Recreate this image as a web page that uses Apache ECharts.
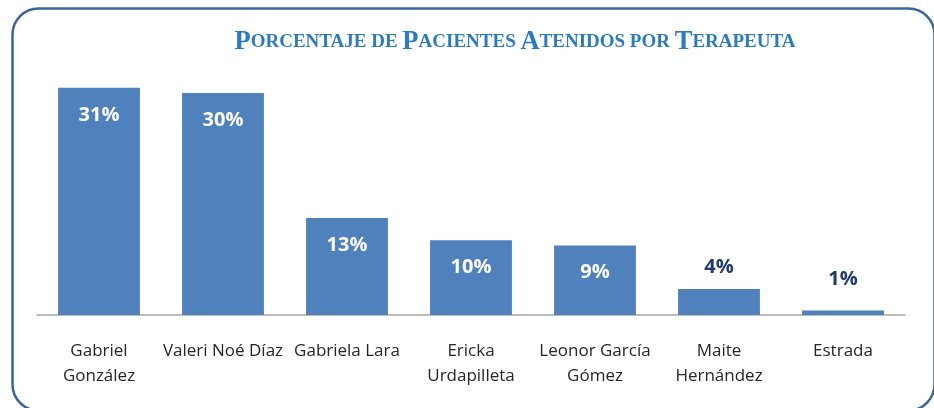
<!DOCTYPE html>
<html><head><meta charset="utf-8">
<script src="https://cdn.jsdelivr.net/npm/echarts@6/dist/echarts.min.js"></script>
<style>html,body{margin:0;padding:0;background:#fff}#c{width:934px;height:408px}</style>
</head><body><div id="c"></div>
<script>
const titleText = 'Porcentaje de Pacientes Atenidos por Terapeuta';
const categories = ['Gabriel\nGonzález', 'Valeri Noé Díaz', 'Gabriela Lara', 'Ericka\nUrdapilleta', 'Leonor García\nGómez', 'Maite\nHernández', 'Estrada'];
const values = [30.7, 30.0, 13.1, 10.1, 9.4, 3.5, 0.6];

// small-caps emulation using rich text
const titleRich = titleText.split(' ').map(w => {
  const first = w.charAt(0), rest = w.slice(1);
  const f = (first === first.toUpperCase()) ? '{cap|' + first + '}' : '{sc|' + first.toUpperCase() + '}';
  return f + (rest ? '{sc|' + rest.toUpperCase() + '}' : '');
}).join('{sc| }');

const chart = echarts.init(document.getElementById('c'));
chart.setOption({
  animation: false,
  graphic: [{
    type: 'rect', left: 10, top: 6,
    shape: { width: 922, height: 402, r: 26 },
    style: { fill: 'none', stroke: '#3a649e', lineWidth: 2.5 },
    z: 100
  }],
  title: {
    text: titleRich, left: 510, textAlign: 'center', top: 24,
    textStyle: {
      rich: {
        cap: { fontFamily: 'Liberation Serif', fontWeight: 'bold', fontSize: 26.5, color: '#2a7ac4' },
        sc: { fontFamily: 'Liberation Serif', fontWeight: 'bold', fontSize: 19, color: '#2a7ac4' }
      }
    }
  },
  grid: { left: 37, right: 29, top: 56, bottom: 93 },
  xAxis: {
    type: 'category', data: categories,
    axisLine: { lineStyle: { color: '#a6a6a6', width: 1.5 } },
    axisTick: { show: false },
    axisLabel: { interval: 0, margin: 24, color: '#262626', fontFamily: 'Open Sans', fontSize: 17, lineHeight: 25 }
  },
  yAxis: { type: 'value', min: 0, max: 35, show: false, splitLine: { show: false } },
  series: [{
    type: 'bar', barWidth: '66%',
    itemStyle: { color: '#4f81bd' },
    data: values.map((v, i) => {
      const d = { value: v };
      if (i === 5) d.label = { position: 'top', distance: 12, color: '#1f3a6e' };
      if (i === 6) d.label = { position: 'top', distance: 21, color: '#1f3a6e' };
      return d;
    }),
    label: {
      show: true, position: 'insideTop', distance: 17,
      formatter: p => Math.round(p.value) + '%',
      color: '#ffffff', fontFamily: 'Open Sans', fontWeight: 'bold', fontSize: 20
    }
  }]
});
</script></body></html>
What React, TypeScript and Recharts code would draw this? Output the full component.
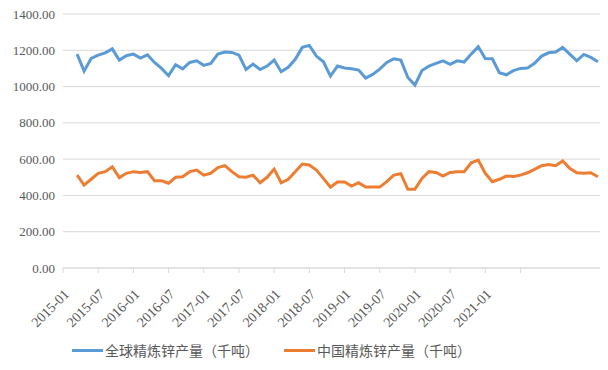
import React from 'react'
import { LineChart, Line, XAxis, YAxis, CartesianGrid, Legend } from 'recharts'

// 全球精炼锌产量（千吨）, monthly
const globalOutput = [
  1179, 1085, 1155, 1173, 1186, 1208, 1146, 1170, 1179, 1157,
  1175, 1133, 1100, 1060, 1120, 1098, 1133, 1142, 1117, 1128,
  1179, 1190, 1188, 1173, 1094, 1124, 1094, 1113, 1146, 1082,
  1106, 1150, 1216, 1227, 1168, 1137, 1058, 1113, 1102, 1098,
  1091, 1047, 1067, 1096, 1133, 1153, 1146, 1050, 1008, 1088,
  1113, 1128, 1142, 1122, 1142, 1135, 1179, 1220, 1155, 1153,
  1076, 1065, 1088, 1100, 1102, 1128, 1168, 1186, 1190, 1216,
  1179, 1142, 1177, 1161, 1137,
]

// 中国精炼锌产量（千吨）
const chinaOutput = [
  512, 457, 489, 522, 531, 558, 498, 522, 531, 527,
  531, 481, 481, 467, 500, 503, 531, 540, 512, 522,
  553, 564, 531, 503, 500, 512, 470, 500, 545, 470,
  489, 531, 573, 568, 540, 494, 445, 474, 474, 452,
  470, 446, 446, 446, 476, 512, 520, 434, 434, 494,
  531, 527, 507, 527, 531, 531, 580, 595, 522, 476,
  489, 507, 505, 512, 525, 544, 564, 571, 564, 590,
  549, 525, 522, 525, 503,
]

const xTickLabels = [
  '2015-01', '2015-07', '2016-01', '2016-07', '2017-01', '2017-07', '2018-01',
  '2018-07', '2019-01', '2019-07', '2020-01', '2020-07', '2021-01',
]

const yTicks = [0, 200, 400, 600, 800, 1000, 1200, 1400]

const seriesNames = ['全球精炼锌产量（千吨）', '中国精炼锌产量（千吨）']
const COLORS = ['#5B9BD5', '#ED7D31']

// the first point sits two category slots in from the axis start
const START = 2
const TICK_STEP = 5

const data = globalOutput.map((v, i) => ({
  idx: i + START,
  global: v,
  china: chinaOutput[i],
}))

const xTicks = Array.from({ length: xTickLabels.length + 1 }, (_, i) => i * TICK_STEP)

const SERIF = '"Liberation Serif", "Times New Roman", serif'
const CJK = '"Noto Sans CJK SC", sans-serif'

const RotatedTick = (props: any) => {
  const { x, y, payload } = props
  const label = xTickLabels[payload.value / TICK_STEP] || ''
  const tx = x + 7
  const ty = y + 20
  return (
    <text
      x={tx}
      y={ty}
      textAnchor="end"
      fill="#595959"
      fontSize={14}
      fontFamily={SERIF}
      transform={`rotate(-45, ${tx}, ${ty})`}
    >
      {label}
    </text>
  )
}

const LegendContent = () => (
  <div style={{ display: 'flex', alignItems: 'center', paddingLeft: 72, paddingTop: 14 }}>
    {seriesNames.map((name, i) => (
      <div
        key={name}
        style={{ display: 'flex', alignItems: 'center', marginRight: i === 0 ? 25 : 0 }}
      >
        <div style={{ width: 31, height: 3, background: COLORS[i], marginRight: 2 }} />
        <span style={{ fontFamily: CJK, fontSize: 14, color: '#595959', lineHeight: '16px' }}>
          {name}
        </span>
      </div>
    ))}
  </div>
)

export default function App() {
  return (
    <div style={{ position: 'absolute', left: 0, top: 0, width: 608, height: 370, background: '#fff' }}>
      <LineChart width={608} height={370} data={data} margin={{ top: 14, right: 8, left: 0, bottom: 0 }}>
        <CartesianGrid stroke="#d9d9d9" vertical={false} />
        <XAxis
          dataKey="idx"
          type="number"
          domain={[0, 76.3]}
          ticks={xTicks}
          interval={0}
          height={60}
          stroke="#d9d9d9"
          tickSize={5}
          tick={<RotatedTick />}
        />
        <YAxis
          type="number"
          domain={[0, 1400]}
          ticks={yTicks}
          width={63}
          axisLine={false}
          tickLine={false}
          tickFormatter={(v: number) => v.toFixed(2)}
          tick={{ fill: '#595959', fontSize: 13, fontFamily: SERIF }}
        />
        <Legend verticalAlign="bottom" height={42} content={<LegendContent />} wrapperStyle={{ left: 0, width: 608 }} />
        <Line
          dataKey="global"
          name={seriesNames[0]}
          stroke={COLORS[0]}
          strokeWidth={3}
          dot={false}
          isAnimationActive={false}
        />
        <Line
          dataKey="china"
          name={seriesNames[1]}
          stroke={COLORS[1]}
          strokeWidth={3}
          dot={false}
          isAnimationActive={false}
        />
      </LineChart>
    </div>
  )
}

#### WHAT THE TASK REQUIRES:
Could you reproduce every record above exactly, leaving out the pictures?

#### SOLUTION:
Recreate this image as a web page that uses Apache ECharts.
<!DOCTYPE html>
<html><head><meta charset="utf-8">
<script src="https://cdn.jsdelivr.net/npm/echarts@6/dist/echarts.min.js"></script>
<style>html,body{margin:0;padding:0;background:#fff}#c{width:934px;height:408px}</style>
</head><body><div id="c"></div>
<script>
const titleText = 'Porcentaje de Pacientes Atenidos por Terapeuta';
const categories = ['Gabriel\nGonzález', 'Valeri Noé Díaz', 'Gabriela Lara', 'Ericka\nUrdapilleta', 'Leonor García\nGómez', 'Maite\nHernández', 'Estrada'];
const values = [30.7, 30.0, 13.1, 10.1, 9.4, 3.5, 0.6];

// small-caps emulation using rich text
const titleRich = titleText.split(' ').map(w => {
  const first = w.charAt(0), rest = w.slice(1);
  const f = (first === first.toUpperCase()) ? '{cap|' + first + '}' : '{sc|' + first.toUpperCase() + '}';
  return f + (rest ? '{sc|' + rest.toUpperCase() + '}' : '');
}).join('{sc| }');

const chart = echarts.init(document.getElementById('c'));
chart.setOption({
  animation: false,
  graphic: [{
    type: 'rect', left: 10, top: 6,
    shape: { width: 922, height: 402, r: 26 },
    style: { fill: 'none', stroke: '#3a649e', lineWidth: 2.5 },
    z: 100
  }],
  title: {
    text: titleRich, left: 510, textAlign: 'center', top: 24,
    textStyle: {
      rich: {
        cap: { fontFamily: 'Liberation Serif', fontWeight: 'bold', fontSize: 26.5, color: '#2a7ac4' },
        sc: { fontFamily: 'Liberation Serif', fontWeight: 'bold', fontSize: 19, color: '#2a7ac4' }
      }
    }
  },
  grid: { left: 37, right: 29, top: 56, bottom: 93 },
  xAxis: {
    type: 'category', data: categories,
    axisLine: { lineStyle: { color: '#a6a6a6', width: 1.5 } },
    axisTick: { show: false },
    axisLabel: { interval: 0, margin: 24, color: '#262626', fontFamily: 'Open Sans', fontSize: 17, lineHeight: 25 }
  },
  yAxis: { type: 'value', min: 0, max: 35, show: false, splitLine: { show: false } },
  series: [{
    type: 'bar', barWidth: '66%',
    itemStyle: { color: '#4f81bd' },
    data: values.map((v, i) => {
      const d = { value: v };
      if (i === 5) d.label = { position: 'top', distance: 12, color: '#1f3a6e' };
      if (i === 6) d.label = { position: 'top', distance: 21, color: '#1f3a6e' };
      return d;
    }),
    label: {
      show: true, position: 'insideTop', distance: 17,
      formatter: p => Math.round(p.value) + '%',
      color: '#ffffff', fontFamily: 'Open Sans', fontWeight: 'bold', fontSize: 20
    }
  }]
});
</script></body></html>
What React, TypeScript and Recharts code would draw this? Output the full component.
import React from 'react'
import { LineChart, Line, XAxis, YAxis, CartesianGrid, Legend } from 'recharts'

// 全球精炼锌产量（千吨）, monthly
const globalOutput = [
  1179, 1085, 1155, 1173, 1186, 1208, 1146, 1170, 1179, 1157,
  1175, 1133, 1100, 1060, 1120, 1098, 1133, 1142, 1117, 1128,
  1179, 1190, 1188, 1173, 1094, 1124, 1094, 1113, 1146, 1082,
  1106, 1150, 1216, 1227, 1168, 1137, 1058, 1113, 1102, 1098,
  1091, 1047, 1067, 1096, 1133, 1153, 1146, 1050, 1008, 1088,
  1113, 1128, 1142, 1122, 1142, 1135, 1179, 1220, 1155, 1153,
  1076, 1065, 1088, 1100, 1102, 1128, 1168, 1186, 1190, 1216,
  1179, 1142, 1177, 1161, 1137,
]

// 中国精炼锌产量（千吨）
const chinaOutput = [
  512, 457, 489, 522, 531, 558, 498, 522, 531, 527,
  531, 481, 481, 467, 500, 503, 531, 540, 512, 522,
  553, 564, 531, 503, 500, 512, 470, 500, 545, 470,
  489, 531, 573, 568, 540, 494, 445, 474, 474, 452,
  470, 446, 446, 446, 476, 512, 520, 434, 434, 494,
  531, 527, 507, 527, 531, 531, 580, 595, 522, 476,
  489, 507, 505, 512, 525, 544, 564, 571, 564, 590,
  549, 525, 522, 525, 503,
]

const xTickLabels = [
  '2015-01', '2015-07', '2016-01', '2016-07', '2017-01', '2017-07', '2018-01',
  '2018-07', '2019-01', '2019-07', '2020-01', '2020-07', '2021-01',
]

const yTicks = [0, 200, 400, 600, 800, 1000, 1200, 1400]

const seriesNames = ['全球精炼锌产量（千吨）', '中国精炼锌产量（千吨）']
const COLORS = ['#5B9BD5', '#ED7D31']

// the first point sits two category slots in from the axis start
const START = 2
const TICK_STEP = 5

const data = globalOutput.map((v, i) => ({
  idx: i + START,
  global: v,
  china: chinaOutput[i],
}))

const xTicks = Array.from({ length: xTickLabels.length + 1 }, (_, i) => i * TICK_STEP)

const SERIF = '"Liberation Serif", "Times New Roman", serif'
const CJK = '"Noto Sans CJK SC", sans-serif'

const RotatedTick = (props: any) => {
  const { x, y, payload } = props
  const label = xTickLabels[payload.value / TICK_STEP] || ''
  const tx = x + 7
  const ty = y + 20
  return (
    <text
      x={tx}
      y={ty}
      textAnchor="end"
      fill="#595959"
      fontSize={14}
      fontFamily={SERIF}
      transform={`rotate(-45, ${tx}, ${ty})`}
    >
      {label}
    </text>
  )
}

const LegendContent = () => (
  <div style={{ display: 'flex', alignItems: 'center', paddingLeft: 72, paddingTop: 14 }}>
    {seriesNames.map((name, i) => (
      <div
        key={name}
        style={{ display: 'flex', alignItems: 'center', marginRight: i === 0 ? 25 : 0 }}
      >
        <div style={{ width: 31, height: 3, background: COLORS[i], marginRight: 2 }} />
        <span style={{ fontFamily: CJK, fontSize: 14, color: '#595959', lineHeight: '16px' }}>
          {name}
        </span>
      </div>
    ))}
  </div>
)

export default function App() {
  return (
    <div style={{ position: 'absolute', left: 0, top: 0, width: 608, height: 370, background: '#fff' }}>
      <LineChart width={608} height={370} data={data} margin={{ top: 14, right: 8, left: 0, bottom: 0 }}>
        <CartesianGrid stroke="#d9d9d9" vertical={false} />
        <XAxis
          dataKey="idx"
          type="number"
          domain={[0, 76.3]}
          ticks={xTicks}
          interval={0}
          height={60}
          stroke="#d9d9d9"
          tickSize={5}
          tick={<RotatedTick />}
        />
        <YAxis
          type="number"
          domain={[0, 1400]}
          ticks={yTicks}
          width={63}
          axisLine={false}
          tickLine={false}
          tickFormatter={(v: number) => v.toFixed(2)}
          tick={{ fill: '#595959', fontSize: 13, fontFamily: SERIF }}
        />
        <Legend verticalAlign="bottom" height={42} content={<LegendContent />} wrapperStyle={{ left: 0, width: 608 }} />
        <Line
          dataKey="global"
          name={seriesNames[0]}
          stroke={COLORS[0]}
          strokeWidth={3}
          dot={false}
          isAnimationActive={false}
        />
        <Line
          dataKey="china"
          name={seriesNames[1]}
          stroke={COLORS[1]}
          strokeWidth={3}
          dot={false}
          isAnimationActive={false}
        />
      </LineChart>
    </div>
  )
}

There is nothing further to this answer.